What is being asked —
Report how many lines below contain the word "this", and give only that number.

Records to process —
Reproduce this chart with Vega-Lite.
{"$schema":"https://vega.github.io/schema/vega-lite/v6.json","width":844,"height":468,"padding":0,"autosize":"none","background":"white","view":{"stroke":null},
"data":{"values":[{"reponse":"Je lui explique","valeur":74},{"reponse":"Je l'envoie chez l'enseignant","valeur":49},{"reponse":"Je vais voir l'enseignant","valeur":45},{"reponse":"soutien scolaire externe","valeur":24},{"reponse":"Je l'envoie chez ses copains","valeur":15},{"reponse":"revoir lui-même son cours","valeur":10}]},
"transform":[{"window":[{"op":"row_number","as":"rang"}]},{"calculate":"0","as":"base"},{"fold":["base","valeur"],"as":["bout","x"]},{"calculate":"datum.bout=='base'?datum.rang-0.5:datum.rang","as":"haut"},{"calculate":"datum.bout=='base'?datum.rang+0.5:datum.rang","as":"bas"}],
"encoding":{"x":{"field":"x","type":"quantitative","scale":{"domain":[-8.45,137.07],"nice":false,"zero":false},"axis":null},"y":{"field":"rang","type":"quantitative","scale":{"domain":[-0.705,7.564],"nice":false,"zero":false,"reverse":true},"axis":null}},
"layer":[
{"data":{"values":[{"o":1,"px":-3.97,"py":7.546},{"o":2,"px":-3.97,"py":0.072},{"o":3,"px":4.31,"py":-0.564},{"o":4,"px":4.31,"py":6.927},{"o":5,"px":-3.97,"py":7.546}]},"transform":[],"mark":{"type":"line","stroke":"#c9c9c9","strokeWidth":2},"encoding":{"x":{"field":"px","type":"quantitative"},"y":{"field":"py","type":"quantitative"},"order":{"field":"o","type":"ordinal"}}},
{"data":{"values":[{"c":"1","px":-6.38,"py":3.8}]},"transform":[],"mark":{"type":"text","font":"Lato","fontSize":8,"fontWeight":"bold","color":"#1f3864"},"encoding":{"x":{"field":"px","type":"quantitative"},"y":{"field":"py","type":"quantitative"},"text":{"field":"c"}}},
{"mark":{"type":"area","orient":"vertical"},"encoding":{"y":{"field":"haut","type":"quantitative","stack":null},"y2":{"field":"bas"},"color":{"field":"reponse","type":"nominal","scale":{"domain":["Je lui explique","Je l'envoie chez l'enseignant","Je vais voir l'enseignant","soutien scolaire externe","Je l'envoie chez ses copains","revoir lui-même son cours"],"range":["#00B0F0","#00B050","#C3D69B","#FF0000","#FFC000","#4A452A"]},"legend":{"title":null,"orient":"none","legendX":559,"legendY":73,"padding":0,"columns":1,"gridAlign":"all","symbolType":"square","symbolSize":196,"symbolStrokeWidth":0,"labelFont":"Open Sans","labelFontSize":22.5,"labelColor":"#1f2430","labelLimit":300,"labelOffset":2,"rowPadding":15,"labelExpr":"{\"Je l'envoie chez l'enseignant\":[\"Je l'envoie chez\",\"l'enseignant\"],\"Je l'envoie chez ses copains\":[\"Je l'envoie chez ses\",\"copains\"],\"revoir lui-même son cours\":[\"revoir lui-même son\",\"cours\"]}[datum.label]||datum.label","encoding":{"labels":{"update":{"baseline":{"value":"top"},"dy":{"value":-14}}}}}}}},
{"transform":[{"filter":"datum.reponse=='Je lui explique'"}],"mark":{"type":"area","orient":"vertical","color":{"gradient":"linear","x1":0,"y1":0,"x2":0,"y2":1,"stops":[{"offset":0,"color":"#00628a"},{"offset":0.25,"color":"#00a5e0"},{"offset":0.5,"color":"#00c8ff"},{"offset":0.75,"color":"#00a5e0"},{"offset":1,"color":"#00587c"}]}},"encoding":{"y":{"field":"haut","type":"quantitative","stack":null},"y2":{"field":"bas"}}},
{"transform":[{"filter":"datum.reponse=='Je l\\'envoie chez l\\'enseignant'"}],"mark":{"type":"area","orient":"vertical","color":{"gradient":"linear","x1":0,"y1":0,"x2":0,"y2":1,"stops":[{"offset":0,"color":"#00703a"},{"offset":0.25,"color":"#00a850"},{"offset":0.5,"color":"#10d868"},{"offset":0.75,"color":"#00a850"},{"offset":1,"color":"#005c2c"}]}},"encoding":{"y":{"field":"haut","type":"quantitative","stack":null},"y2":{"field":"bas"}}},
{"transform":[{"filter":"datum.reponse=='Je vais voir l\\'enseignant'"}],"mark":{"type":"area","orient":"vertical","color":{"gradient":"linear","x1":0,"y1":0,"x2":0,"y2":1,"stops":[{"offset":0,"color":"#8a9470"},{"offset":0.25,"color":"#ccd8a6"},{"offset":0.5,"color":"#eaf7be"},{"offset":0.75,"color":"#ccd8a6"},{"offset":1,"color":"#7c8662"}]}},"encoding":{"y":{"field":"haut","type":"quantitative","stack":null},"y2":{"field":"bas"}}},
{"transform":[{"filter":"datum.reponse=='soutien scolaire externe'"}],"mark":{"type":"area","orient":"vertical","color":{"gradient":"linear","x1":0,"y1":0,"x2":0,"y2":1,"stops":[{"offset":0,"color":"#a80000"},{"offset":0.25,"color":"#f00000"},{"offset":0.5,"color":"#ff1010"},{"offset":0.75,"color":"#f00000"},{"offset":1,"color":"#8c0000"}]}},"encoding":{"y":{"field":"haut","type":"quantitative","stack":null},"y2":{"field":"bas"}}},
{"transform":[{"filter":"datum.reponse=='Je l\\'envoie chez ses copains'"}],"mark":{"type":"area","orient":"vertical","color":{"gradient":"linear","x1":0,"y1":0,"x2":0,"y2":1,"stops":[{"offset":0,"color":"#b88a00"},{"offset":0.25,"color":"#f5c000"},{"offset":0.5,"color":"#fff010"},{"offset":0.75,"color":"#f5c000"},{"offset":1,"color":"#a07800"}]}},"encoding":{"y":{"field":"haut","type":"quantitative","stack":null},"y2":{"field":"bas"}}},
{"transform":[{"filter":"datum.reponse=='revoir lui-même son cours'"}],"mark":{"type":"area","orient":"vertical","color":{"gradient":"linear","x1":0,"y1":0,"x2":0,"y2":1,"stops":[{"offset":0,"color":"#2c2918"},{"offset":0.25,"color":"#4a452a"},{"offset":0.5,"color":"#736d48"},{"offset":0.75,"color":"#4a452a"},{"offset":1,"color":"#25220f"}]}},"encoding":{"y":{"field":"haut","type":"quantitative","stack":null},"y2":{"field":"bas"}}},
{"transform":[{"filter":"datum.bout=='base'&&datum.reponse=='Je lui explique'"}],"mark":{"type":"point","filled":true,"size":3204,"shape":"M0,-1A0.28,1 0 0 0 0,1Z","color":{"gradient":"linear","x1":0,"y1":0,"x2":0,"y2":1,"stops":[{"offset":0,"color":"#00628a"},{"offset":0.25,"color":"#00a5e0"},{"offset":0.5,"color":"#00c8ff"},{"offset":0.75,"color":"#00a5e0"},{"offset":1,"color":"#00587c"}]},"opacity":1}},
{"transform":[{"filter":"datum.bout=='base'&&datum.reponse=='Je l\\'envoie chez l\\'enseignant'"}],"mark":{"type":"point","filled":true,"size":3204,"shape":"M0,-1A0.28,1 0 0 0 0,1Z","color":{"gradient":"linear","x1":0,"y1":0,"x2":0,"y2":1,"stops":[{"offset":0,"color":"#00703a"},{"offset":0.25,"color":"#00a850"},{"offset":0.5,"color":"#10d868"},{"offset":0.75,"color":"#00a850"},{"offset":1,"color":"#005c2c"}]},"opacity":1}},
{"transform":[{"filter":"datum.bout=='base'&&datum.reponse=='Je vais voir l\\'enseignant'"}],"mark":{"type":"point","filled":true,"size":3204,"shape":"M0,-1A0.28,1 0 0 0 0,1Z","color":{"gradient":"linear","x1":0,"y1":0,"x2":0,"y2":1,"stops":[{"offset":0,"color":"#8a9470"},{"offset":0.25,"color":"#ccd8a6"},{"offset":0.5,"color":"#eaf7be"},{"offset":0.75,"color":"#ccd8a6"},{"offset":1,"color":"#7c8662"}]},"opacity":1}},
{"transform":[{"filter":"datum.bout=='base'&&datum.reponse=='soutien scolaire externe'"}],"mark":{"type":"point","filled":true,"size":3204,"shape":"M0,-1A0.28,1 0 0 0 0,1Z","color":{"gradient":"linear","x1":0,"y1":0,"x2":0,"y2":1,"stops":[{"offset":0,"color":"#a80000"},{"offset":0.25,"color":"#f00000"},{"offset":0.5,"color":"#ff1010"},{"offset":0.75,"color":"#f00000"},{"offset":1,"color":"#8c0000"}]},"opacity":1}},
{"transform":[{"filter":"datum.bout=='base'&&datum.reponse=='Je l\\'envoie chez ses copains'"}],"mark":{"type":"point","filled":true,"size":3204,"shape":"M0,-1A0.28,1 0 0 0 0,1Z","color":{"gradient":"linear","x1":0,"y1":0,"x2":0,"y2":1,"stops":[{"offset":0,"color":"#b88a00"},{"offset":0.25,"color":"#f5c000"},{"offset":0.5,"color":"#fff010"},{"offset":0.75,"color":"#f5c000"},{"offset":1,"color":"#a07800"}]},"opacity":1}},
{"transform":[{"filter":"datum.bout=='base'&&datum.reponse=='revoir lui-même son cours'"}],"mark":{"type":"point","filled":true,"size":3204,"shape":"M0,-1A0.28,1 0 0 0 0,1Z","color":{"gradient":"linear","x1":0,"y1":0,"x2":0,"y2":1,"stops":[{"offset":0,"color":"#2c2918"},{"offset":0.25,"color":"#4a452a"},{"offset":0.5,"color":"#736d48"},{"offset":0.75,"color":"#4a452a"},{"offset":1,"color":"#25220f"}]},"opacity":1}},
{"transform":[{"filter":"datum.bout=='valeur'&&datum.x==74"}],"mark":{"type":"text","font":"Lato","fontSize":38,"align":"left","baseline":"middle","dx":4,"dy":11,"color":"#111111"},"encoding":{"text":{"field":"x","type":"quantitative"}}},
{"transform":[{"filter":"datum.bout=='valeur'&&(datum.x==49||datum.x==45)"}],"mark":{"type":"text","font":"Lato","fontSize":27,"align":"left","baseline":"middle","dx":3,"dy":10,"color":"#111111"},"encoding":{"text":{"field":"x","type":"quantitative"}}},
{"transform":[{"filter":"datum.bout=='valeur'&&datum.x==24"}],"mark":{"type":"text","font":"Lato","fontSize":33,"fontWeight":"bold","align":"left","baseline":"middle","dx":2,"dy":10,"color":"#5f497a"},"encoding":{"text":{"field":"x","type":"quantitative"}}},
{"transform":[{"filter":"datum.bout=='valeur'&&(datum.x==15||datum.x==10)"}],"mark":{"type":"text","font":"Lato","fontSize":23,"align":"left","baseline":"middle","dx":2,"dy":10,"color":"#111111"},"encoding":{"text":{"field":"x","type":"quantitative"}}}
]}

--

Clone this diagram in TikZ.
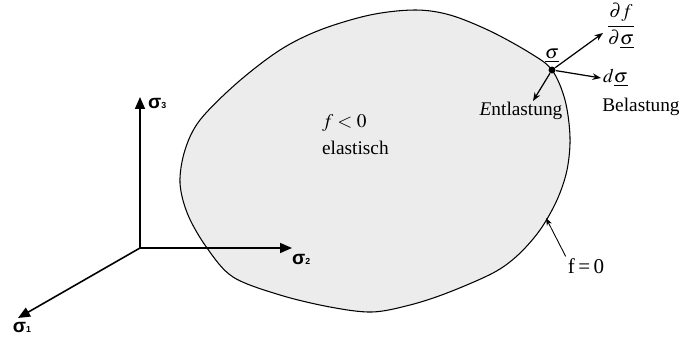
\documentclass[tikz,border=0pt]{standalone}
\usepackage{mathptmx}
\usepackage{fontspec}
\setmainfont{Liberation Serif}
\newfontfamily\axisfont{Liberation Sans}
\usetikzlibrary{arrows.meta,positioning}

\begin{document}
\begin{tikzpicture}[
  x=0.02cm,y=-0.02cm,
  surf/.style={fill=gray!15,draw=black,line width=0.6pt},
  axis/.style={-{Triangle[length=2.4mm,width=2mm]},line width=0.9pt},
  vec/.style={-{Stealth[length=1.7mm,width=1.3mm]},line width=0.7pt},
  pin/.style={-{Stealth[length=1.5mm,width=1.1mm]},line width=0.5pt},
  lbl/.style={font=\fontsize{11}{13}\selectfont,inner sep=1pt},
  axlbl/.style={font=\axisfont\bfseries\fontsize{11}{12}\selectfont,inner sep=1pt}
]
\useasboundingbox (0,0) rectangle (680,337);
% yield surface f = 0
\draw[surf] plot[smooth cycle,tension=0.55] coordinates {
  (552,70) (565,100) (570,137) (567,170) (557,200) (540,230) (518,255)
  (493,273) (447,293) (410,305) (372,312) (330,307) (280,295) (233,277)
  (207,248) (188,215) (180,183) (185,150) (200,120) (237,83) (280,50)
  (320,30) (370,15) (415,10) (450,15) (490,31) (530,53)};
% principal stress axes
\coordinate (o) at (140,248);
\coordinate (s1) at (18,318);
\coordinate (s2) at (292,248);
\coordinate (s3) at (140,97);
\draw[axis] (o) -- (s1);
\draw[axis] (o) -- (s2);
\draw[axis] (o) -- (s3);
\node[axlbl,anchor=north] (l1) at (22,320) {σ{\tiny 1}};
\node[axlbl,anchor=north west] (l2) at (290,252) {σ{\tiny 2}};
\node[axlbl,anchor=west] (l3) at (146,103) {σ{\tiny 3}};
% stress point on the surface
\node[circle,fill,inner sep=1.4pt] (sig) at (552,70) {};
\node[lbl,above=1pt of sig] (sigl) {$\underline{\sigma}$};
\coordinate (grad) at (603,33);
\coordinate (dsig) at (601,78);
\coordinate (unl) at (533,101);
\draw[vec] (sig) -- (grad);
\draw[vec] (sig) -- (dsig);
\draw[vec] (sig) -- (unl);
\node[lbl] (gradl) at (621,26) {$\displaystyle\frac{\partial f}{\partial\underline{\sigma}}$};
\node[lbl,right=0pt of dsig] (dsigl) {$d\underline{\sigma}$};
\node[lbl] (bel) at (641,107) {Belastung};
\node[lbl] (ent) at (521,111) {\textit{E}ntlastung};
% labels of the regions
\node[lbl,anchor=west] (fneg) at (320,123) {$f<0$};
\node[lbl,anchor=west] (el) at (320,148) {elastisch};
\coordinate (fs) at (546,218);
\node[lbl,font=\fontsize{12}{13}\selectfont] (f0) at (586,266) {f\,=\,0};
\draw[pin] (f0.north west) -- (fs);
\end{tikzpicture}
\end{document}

Exercise result —
2